Ab- und Ausgrenzungsversuche bestärken nicht den gesellschaftlichen Zusammenhalt, sondern schwächen und endsolidarisieren unser Land. Angst vor Rassismus, Angst vor Stigmatisierung und Ausgrenzung, aber auch Angst vor Überfremdung, gar Islamisierung führen zu gesellschaftlichen Verwerfungen. Richard von Weizsäcker mahnte uns in seiner berühmten Rede vom 8. Mai 1985 miteinander zu leben, nicht gegeneinander.

Zur Normalität des Zusammenlebens gehört es, dass wir aufhören sollten, uns als Muslime/Nichtmuslime, Christen/Nichtchristen wahrzunehmen. Vielmehr sollten wir uns gegenseitig als Einwohner, Bürger und Nachbarn sehen. In einer toleranten Gesellschaft darf der Name, die Hautfarbe oder die Religion kein Hindernis für Partizipation sein.

Damit eine Gesellschaft bei aller Vielfalt nicht zerreißt, braucht es Leitlinien und Orientierung. Also eine verbindende Klammer –verbindliche Werte und Normen –, über die Konsens herrscht. Dies kann in der Bundesrepublik Deutschland nur das Grundgesetz sein.

Der Zentralrat der Muslime will mit dem Projekt „Das Grundgesetz im (Migrations)-Vordergrund seiner gesellschaftlichen Verantwortung gerecht werden. Künftig wird alle zwei Wochen ein Essay zu einzelnen Grundgesetzartikeln herausgegeben und in den angeschlossenen Moscheevereinen als Handreichung in die muslimische Community weitergetragen. Auf diese Weise erhoffen wir uns, den hierlebenden Muslimen unsere Verfassungswerte näher zu bringen.

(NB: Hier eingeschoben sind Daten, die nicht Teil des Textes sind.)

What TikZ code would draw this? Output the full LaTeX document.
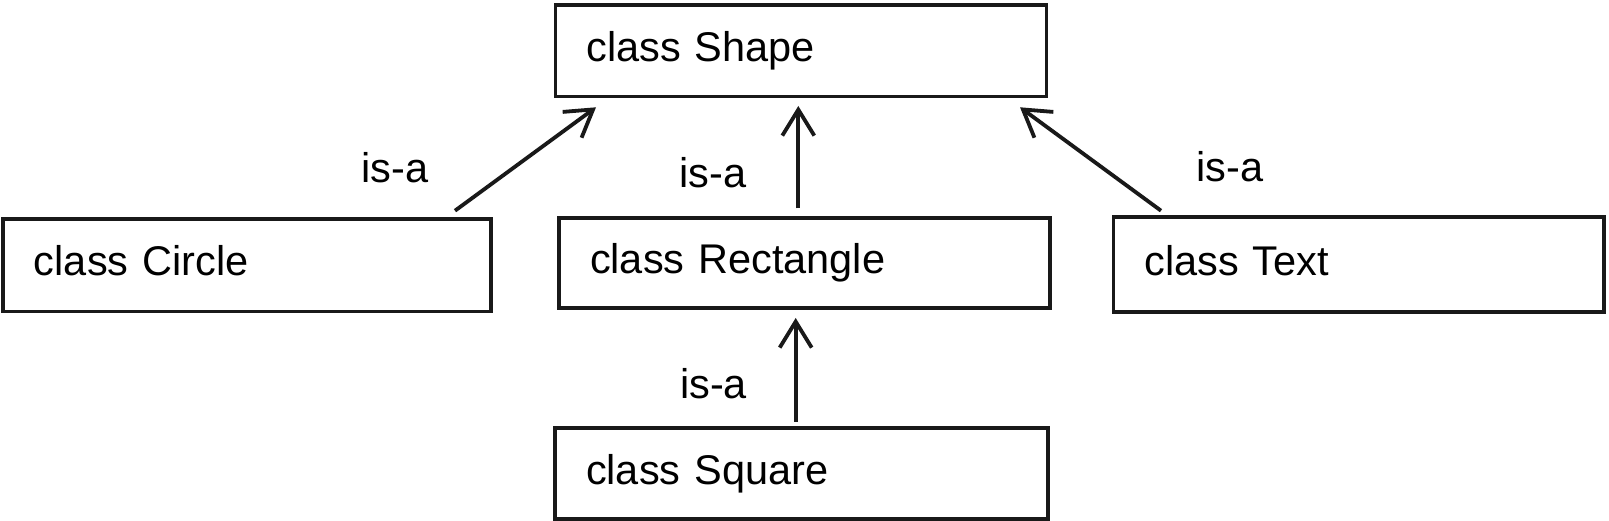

Wir sind eine Gesellschaft. Jenen Menschen, die als Migranten nach Deutschland kamen, ist Deutschland zur neuen Heimat geworden. In unserem Staat hat ein Wir und Die Denken keinen Platz. Deutschland, das sind wir alle, jeder einzelne von uns. Deutschland ist unsere gemeinsame Heimat. Das Grundgesetz ist das Fundament unserer Gesellschaft und sollte daher immer im Vordergrund stehen.